Монах очнулся, уставил на Несду мутные глаза.
– Чего?
– Мне бы «Шестоднев» Иоанна Болгарского. Отец Евагрий послал.
– Ну, послал так послал.
Чернец с костяным хрустом потянулся, зевнул, перекрестя рот, показал пальцем, поросшим рыжей шерстью.
– Там возьми.
Несда подошел, коснулся ладонью корешков, провел по бугоркам переплетных ремней. Он стоял задом к монаху, чтобы тот ничего не увидел. В отношении книг Несда чувствовал стыдливость, какую отроку его лет полагалось испытывать с девицами. Но девицы до сих пор не занимали его сердца, и книги царили в душе безраздельно. Он нашел «Шестоднев», прижал к груди и замер, переживая миг счастья.
В доме отца книг не хранили, не берегли как зеницу ока. Для купца средней руки, недавно наладившего торговлю с Новгородом и Корсунем, это была невозможная роскошь. Несда владел лишь старенькой Псалтырью, которую подарил на прощанье ростовский епископ Леонтий.
– Чего там возишься?
– Да я… – Несда повернулся. Робея, выдохнул, зачастил: – Дивлюсь тайне. Отец Никодим говорит, книгами Дух Божий глаголет. А в Евангелии от Иоанна сказано, что слово есть Бог. Как столь малые письмена вмещают столь великое?
– Эк… – Чернец покачнулся на высоком сиденье. То ли икнул, то ли задумался. – Сие не тайна. Брюхо вот, – мохнатый палец уперся в круглый бугор под рясой, – тоже мало, а будто бездна. Око невелико, – монах потер в глазнице, – а зрит много всякого. Человек ничтожен, горсть праха – а желает приобрести весь мир.
Несда рассуждению подивился.
– Отец Никодим говорит, это похоть плоти, похоть очей и похоть разума.
– Гордость житейская. – Чернец махнул дланью. – То не Никодим, то Иоанн Апостол. А читал ли ты, отрок, в Писании: блаженны алчущие и жаждущие правды? Бездна врачуется другой бездной! – Шерстяной палец встал прямо, указуя в небо. – Кто жаждет духа, не алчет праха. Господь дал жажду, дал и потребное для ее утоления. А кому какое по нраву, сие каждый сам решай. Уразумел?

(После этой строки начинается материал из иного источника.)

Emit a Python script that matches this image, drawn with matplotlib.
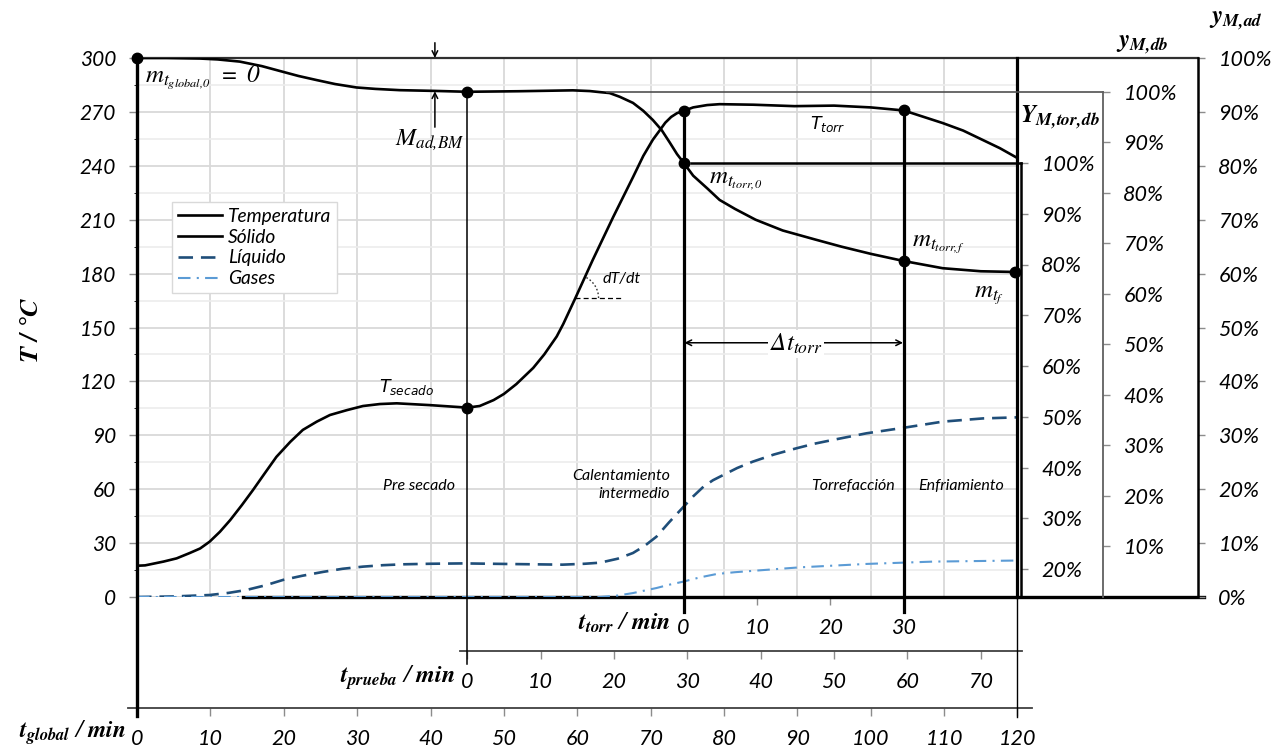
import numpy as np
import matplotlib
matplotlib.use('Agg')
import matplotlib.pyplot as plt
from matplotlib.patches import Arc

# ---------------- data ----------------
t_temp = [0, 1.1, 3.6, 5.4, 7.2, 8.6, 9.9, 11.3, 12.7, 14.3, 15.8, 17.4, 19.0, 20.9, 22.6,
          24.5, 26.3, 28.6, 30.8, 33.1, 35.4, 39.9, 45.0, 46.7, 48.6, 50.0, 51.7, 54.0,
          55.5, 57.2, 58.1, 59.7, 62.1, 64.9, 67.6, 69.0, 70.3, 71.2, 72.0, 72.8, 73.6, 74.5,
          75.8, 77.7, 79.4, 84.0, 89.6, 95.0, 100.0, 104.5, 109.8, 112.6, 117.6, 120.0]
T_temp = [17.4, 17.6, 19.7, 21.5, 24.5, 27.0, 30.8, 36.3, 42.8, 51.2, 59.5, 68.8, 78.0, 86.4, 93.0,
          97.6, 101.3, 104.0, 106.3, 107.4, 107.8, 106.8, 105.4, 106.3, 109.6, 113.0, 118.5, 127.5,
          135.0, 145.0, 152.0, 166.0, 187.5, 211.5, 233.7, 245.5, 254.5, 259.5, 264.0, 267.2, 269.3, 270.6,
          272.5, 273.8, 274.3, 274.0, 273.2, 273.5, 272.5, 270.8, 263.8, 259.6, 249.8, 244.3]

t_sol = [0, 4.0, 8.6, 11.0, 14.0, 17.0, 19.9, 22.0, 24.5, 27.0, 29.9, 32.5, 35.8, 40.4, 45.0,
         52.0, 59.4, 61.7, 63.1, 64.4, 65.8, 67.6, 69.0, 70.3, 71.5, 72.6, 73.6, 74.5, 75.8,
         77.7, 79.4, 81.5, 84.3, 88.0, 92.4, 96.0, 100.0, 104.5, 109.8, 115.0, 119.7]
S_sol = [300, 300, 299.7, 299.2, 298.0, 295.5, 292.3, 290.0, 287.7, 285.5, 283.6, 282.8, 282.1, 281.7, 281.2,
         281.5, 282.0, 281.6, 281.0, 280.5, 278.4, 275.0, 270.6, 265.5, 259.9, 253.0, 246.5, 241.7, 234.5,
         227.5, 221.0, 216.0, 210.0, 204.0, 199.0, 195.0, 191.0, 187.0, 183.0, 181.3, 180.9]

t_liq = [0, 5.0, 9.9, 12.5, 14.9, 17.5, 19.9, 22.5, 25.4, 28.0, 30.8, 33.5, 36.3, 40.0, 44.5,
         52.0, 58.0, 61.0, 63.1, 65.5, 67.6, 69.2, 70.8, 72.5, 74.3, 75.8, 77.2, 78.5, 79.9,
         81.8, 83.9, 86.8, 89.9, 92.3, 94.8, 99.4, 104.5, 109.8, 115.3, 120.0]
L_liq = [0, 0.3, 1.1, 2.3, 3.9, 6.5, 9.5, 11.8, 14.0, 15.7, 16.9, 17.7, 18.2, 18.5, 18.7,
         18.3, 18.0, 18.5, 19.1, 21.3, 24.5, 28.5, 33.6, 41.5, 49.4, 56.0, 61.4, 65.0, 67.9,
         71.8, 75.3, 79.3, 82.8, 85.3, 87.4, 91.1, 94.2, 97.6, 99.4, 100.0]

t_gas = [0, 63.1, 65.5, 67.6, 69.2, 70.8, 72.5, 74.4, 76.7, 79.0, 81.5, 84.4, 90.3, 99.4, 108.5, 120.0]
G_gas = [0, 0, 0.8, 2.2, 3.6, 5.0, 6.8, 8.5, 10.9, 12.8, 13.8, 14.7, 16.5, 18.4, 19.7, 20.3]

dot_t = [0, 45, 45, 74.5, 74.5, 104.5, 104.5, 119.7]
dot_T = [300, 281.2, 105.4, 270.6, 241.7, 270.8, 187.0, 180.9]

T_ticks = list(range(0, 301, 30))
global_ticks = list(range(0, 121, 10))
prueba_ticks = list(range(0, 71, 10))
torr_ticks = [0, 10, 20, 30]
ad_ticks = list(range(0, 101, 10))
db_ticks = list(range(10, 101, 10))
tor_ticks = list(range(20, 101, 10))

T_PRUEBA0 = 45.0
T_TORR0 = 74.5
T_TORRF = 104.5
T_END = 120.0

legend_labels = ['Temperatura', 'Sólido', 'Líquido', 'Gases']

# ---------------- layout ----------------
W, H = 1273, 749
AX_L, AX_R, AX_T, AX_B = 137, 1017.5, 58, 597

def fx(px):
    return (px - AX_L) / (AX_R - AX_L)

def fy(py):
    return (AX_B - py) / (AX_B - AX_T)

plt.rcParams.update({
    'font.family': ['Lato', 'DejaVu Sans'],
    'font.style': 'italic',
    'mathtext.fontset': 'stix',
    'axes.linewidth': 1.5,
})

fig = plt.figure(figsize=(W / 100, H / 100), dpi=100)
ax = fig.add_axes([AX_L / W, 1 - AX_B / H, (AX_R - AX_L) / W, (AX_B - AX_T) / H])
ax.set_xlim(0, 120)
ax.set_ylim(0, 300)
for s in ax.spines.values():
    s.set_visible(False)

C_LIQ = '#1F4E79'
C_GAS = '#5B9BD5'
TICKC = '#8c8c8c'

# grid
ax.set_xticks(global_ticks)
ax.set_yticks(T_ticks)
ax.set_yticks(np.arange(15, 300, 30), minor=True)
ax.tick_params(axis='x', bottom=False, labelbottom=False)
ax.tick_params(axis='y', which='major', length=6, width=1, color=TICKC, pad=9, labelsize=15)
ax.tick_params(axis='y', which='minor', left=False)
ax.grid(True, axis='x', which='major', color='#d9d9d9', lw=1.3)
ax.grid(True, axis='y', which='major', color='#d9d9d9', lw=1.3)
ax.grid(True, axis='y', which='minor', color='#ececec', lw=1.2)
ax.set_axisbelow(True)

# curves
ax.plot(t_temp, T_temp, color='black', lw=1.9, label=legend_labels[0], zorder=4, solid_joinstyle='round')
ax.plot(t_sol, S_sol, color='black', lw=1.9, label=legend_labels[1], zorder=4, solid_joinstyle='round')
ax.plot(t_liq, L_liq, color=C_LIQ, lw=1.9, ls=(0, (5.5, 3)), label=legend_labels[2], zorder=3)
ax.plot(t_gas, G_gas, color=C_GAS, lw=1.5, ls=(0, (6, 3, 1, 3)), label=legend_labels[3], zorder=3)

# spines on the right (secondary y-axes)
pos_tor = fx(1020.5)
pos_db = fx(1102.5)
pos_ad = fx(1197.5)

ax_ad = ax.twinx()
ax_db = ax.twinx()
ax_tor = ax.twinx()
for a in (ax_ad, ax_db, ax_tor):
    for s in ('left', 'top', 'bottom'):
        a.spines[s].set_visible(False)
ax_ad.spines['right'].set_position(('axes', pos_ad))
ax_db.spines['right'].set_position(('axes', pos_db))
ax_tor.spines['right'].set_position(('axes', pos_tor))

ax_ad.set_ylim(0, 100)
ax_db.set_ylim(0, 100 * (AX_B - AX_T) / (AX_B - 91.7))
tor_px_per = 50.75 / 10.0
ax_tor.set_ylim(100 - (AX_B - 163) / tor_px_per, 100 + (163 - AX_T) / tor_px_per)

ax_ad.spines['right'].set_color('black')
ax_ad.spines['right'].set_linewidth(1.8)
ax_db.spines['right'].set_color('#606060')
ax_db.spines['right'].set_linewidth(1.3)
ax_db.spines['right'].set_bounds(0, 100)
ax_tor.spines['right'].set_color('black')
ax_tor.spines['right'].set_linewidth(1.8)
ax_tor.spines['right'].set_bounds(ax_tor.get_ylim()[0], 100)

for a, ticks in ((ax_ad, ad_ticks), (ax_db, db_ticks), (ax_tor, tor_ticks)):
    a.set_yticks(ticks)
    a.set_yticklabels([f'{v}%' for v in ticks])
    a.tick_params(axis='y', length=5, width=1, color=TICKC, pad=10, labelsize=15.5)

# horizontal construction lines
ax.axhline(300, xmin=0, xmax=pos_ad, color='#303030', lw=1.6, clip_on=False, zorder=2)
ax_db.axhline(100, xmin=fx(607), xmax=pos_db, color='#505050', lw=1.2, clip_on=False, zorder=2)
ax_tor.axhline(100, xmin=(T_TORR0 + 1.0) / 120, xmax=pos_tor, color='black', lw=1.8, clip_on=False)
ax.axhline(0, xmin=14.5 / 120, xmax=pos_ad + 0.007, color='black', lw=2.4, clip_on=False, zorder=2)

# vertical construction lines
ax.axvline(0, ymin=fy(716), ymax=1, color='black', lw=2.4, clip_on=False, zorder=5)
ax.axvline(T_PRUEBA0, ymin=fy(664), ymax=dot_T[1] / 300, color='black', lw=1.1, clip_on=False, zorder=5)
ax.axvline(T_TORR0, ymin=fy(612), ymax=dot_T[3] / 300, color='black', lw=2.3, clip_on=False, zorder=5)
ax.axvline(T_TORRF, ymin=fy(612), ymax=dot_T[5] / 300, color='black', lw=2.3, clip_on=False, zorder=5)
ax.axvline(T_END, ymin=0, ymax=1, color='black', lw=2.3, clip_on=False, zorder=5)
ax.axvline(T_END, ymin=fy(717), ymax=0, color='black', lw=1.0, clip_on=False, zorder=5)

# dots
ax.plot(dot_t, dot_T, 'o', color='black', ms=7.5, clip_on=False, zorder=6)

# ---------------- x axes below ----------------
def ident(x):
    return x

sec_g = ax.secondary_xaxis(fy(708), functions=(ident, ident))
sec_g.set_xticks(global_ticks)
sec_g.spines['bottom'].set_bounds(-1.2, 122)
sec_g.spines['bottom'].set_color('#404040')
sec_g.spines['bottom'].set_linewidth(1.3)
sec_g.tick_params(length=6, width=1, color=TICKC, pad=9, labelsize=15.5)

sec_p = ax.secondary_xaxis(fy(651), functions=(lambda x: x - T_PRUEBA0, lambda x: x + T_PRUEBA0))
sec_p.set_xticks(prueba_ticks)
sec_p.spines['bottom'].set_bounds(-1, 75.6)
sec_p.spines['bottom'].set_color('#404040')
sec_p.spines['bottom'].set_linewidth(1.3)
sec_p.tick_params(length=6, width=1, color=TICKC, pad=9, labelsize=15.5)

sec_t = ax.secondary_xaxis(0, functions=(lambda x: x - T_TORR0, lambda x: x + T_TORR0))
sec_t.set_xticks(torr_ticks)
sec_t.spines['bottom'].set_visible(False)
sec_t.tick_params(length=6, width=1, color=TICKC, pad=9, labelsize=15.5)

# axis titles
fig.text(30 / W, 1 - 330 / H, r'$\mathbfit{T\ /\ °C}$', rotation=90, ha='center', va='center', fontsize=19)
fig.text(126 / W, 1 - 733 / H, r'$\mathbfit{t_{global}}\ /\ \mathbfit{min}$', ha='right', va='center', fontsize=17)
fig.text(456 / W, 1 - 678 / H, r'$\mathbfit{t_{prueba}}\ /\ \mathbfit{min}$', ha='right', va='center', fontsize=17.5)
fig.text(671 / W, 1 - 623 / H, r'$\mathbfit{t_{torr}}\ /\ \mathbfit{min}$', ha='right', va='center', fontsize=17.5)
fig.text(1236 / W, 1 - 21 / H, r'$\mathbfit{y_{M,\!ad}}$', ha='center', va='center', fontsize=18)
fig.text(1142 / W, 1 - 45 / H, r'$\mathbfit{y_{M,\!db}}$', ha='center', va='center', fontsize=18)
fig.text(1060 / W, 1 - 117 / H, r'$\mathbfit{Y_{M,\!tor,\!db}}$', ha='center', va='center', fontsize=18)

# ---------------- annotations ----------------
ax.text(1.1, 288.8, r'$m_{t_{global,\!0}}\ =\ \mathrm{0}$', ha='left', va='center', fontsize=18, fontstyle='normal')
ax.annotate('', xy=(40.6, 300), xytext=(40.6, 308.5), annotation_clip=False,
            arrowprops=dict(arrowstyle='->', color='black', lw=1.1, shrinkA=0, shrinkB=0))
ax.annotate('', xy=(40.6, 281.5), xytext=(40.6, 261.5), annotation_clip=False,
            arrowprops=dict(arrowstyle='->', color='black', lw=1.1, shrinkA=0, shrinkB=0))
ax.text(39.9, 254.5, r'$M_{ad,\!BM}$', ha='center', va='center', fontsize=17.5, fontstyle='normal')

ax.text(36.8, 117, r'$T_{secado}$', math_fontfamily='dejavusans', ha='center', va='center', fontsize=12.5)
ax.text(94.2, 263, r'$T_{torr}$', math_fontfamily='dejavusans', ha='center', va='center', fontsize=12.5)
ax.text(78.0, 231, r'$m_{t_{torr,\!0}}$', ha='left', va='center', fontsize=18, fontstyle='normal')
ax.text(105.6, 196.4, r'$m_{t_{torr,\!f}}$', ha='left', va='center', fontsize=18, fontstyle='normal')
ax.text(116.1, 168, r'$m_{t_f}$', ha='center', va='center', fontsize=18, fontstyle='normal')

ax.text(38.4, 61.8, 'Pre secado', ha='center', va='center', fontsize=11.5)
ax.text(66.0, 62.3, 'Calentamiento\nintermedio', ha='center', va='center', fontsize=11.5,
        multialignment='right', linespacing=1.35)
ax.text(97.6, 61.8, 'Torrefacción', ha='center', va='center', fontsize=11.5)
ax.text(112.3, 61.8, 'Enfriamiento', ha='center', va='center', fontsize=11.5)

# delta t arrow
ax.annotate('', xy=(T_TORR0 + 0.1, 141.5), xytext=(T_TORRF - 0.1, 141.5),
            arrowprops=dict(arrowstyle='<->', color='black', lw=1.1, shrinkA=0, shrinkB=0))
ax.text(89.8, 141.0, r'$\Delta t_{torr}$', ha='center', va='center', fontsize=18, fontstyle='normal',
        bbox=dict(facecolor='white', edgecolor='none', pad=1.5))

# dT/dt
ax.plot([59.7, 66.1], [166.4, 166.4], color='black', lw=0.9, ls=(0, (4, 2.5)), zorder=4)
ax.add_patch(Arc((59.7, 166.4), width=6.4, height=26.0, theta1=0, theta2=83,
                 edgecolor='#333333', lw=1.0, ls=(0, (1.2, 1.6)), zorder=7))
ax.text(63.4, 177, 'dT/dt', ha='left', va='center', fontsize=11.5)

# legend
leg = ax.legend(loc='upper left', bbox_to_anchor=(172 / W, 1 - 202 / H), bbox_transform=fig.transFigure,
                fontsize=13.8, frameon=True, fancybox=False, edgecolor='#d9d9d9', framealpha=1,
                handlelength=2.3, handletextpad=0.3, labelspacing=0.2, borderpad=0.3, borderaxespad=0)
leg.get_frame().set_linewidth(1.0)
leg.set_zorder(10)

fig.savefig('out.png', dpi=100)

Несда внимательно глядел на черноризца. Тот посмеивался в бороду.
– Уразумел.
В книжню поскреблись, в дверь заглянула голова поповского сына Епишки.
– Отец Евагрий снова серчать надумал, – недовольно сообщил он. – Чего так долго-то? Небось не в княжьи хоромы послан.
2
– Здесь он. Помирать собрался.
Дворский кметь оттопырил губу, ушел в сторону, сел на перевернутую телегу и принялся чистить ветошкой и без того чищенный холопом меч.
Даньша поглядел через узкое, в полтора кулака окошко. В порубе было темно и глубоко. Несло отхожим духом. Где-то там внизу что-то глухо ворочалось.
– Эй! Кто живой есть? – позвал Даньша.
Иных звуков не было. Даже ворочаться перестало.
– А может, помер, – буркнул княжий отрок, – пока я за тобой ездил.
Всем видом кметь пытался втолковать окружающим, что невзначайная погибель старшего дружинника, заточенного князем в поруб, является для него смертной обидой. Глядеть за узником поручили ему. Кормить и поить тоже. Чтоб не совсем затосковал. А тот захотел вдруг протянуть ноги. Что князь-то скажет?! Уморили, скажет, моего Душилу…
– Я те дам – помер, – погрозил Даньша. – Лучше объясни заново, как он в поруб угодил. Я чего-то не совсем понял.
– Чего тут объяснять. Слыхал небось, к князю латынские послы прибыли, дочку сватают для ихнего короля.
– Ну.
– Ну и перепились на пиру. Душило и этот… рыцарь Ромуальд. Пошли ворон стрелять. Там их и повязали. Не сразу, правда.
– Это кто тут мне кости перебирает?! – зычно громыхнуло из поруба.
Даньша обрадовался:
– Ну вот, а говоришь – помирает. Кто помирает-то?
– Даньша, брат крестовый! – взревело в порубе. Бревна задрожали.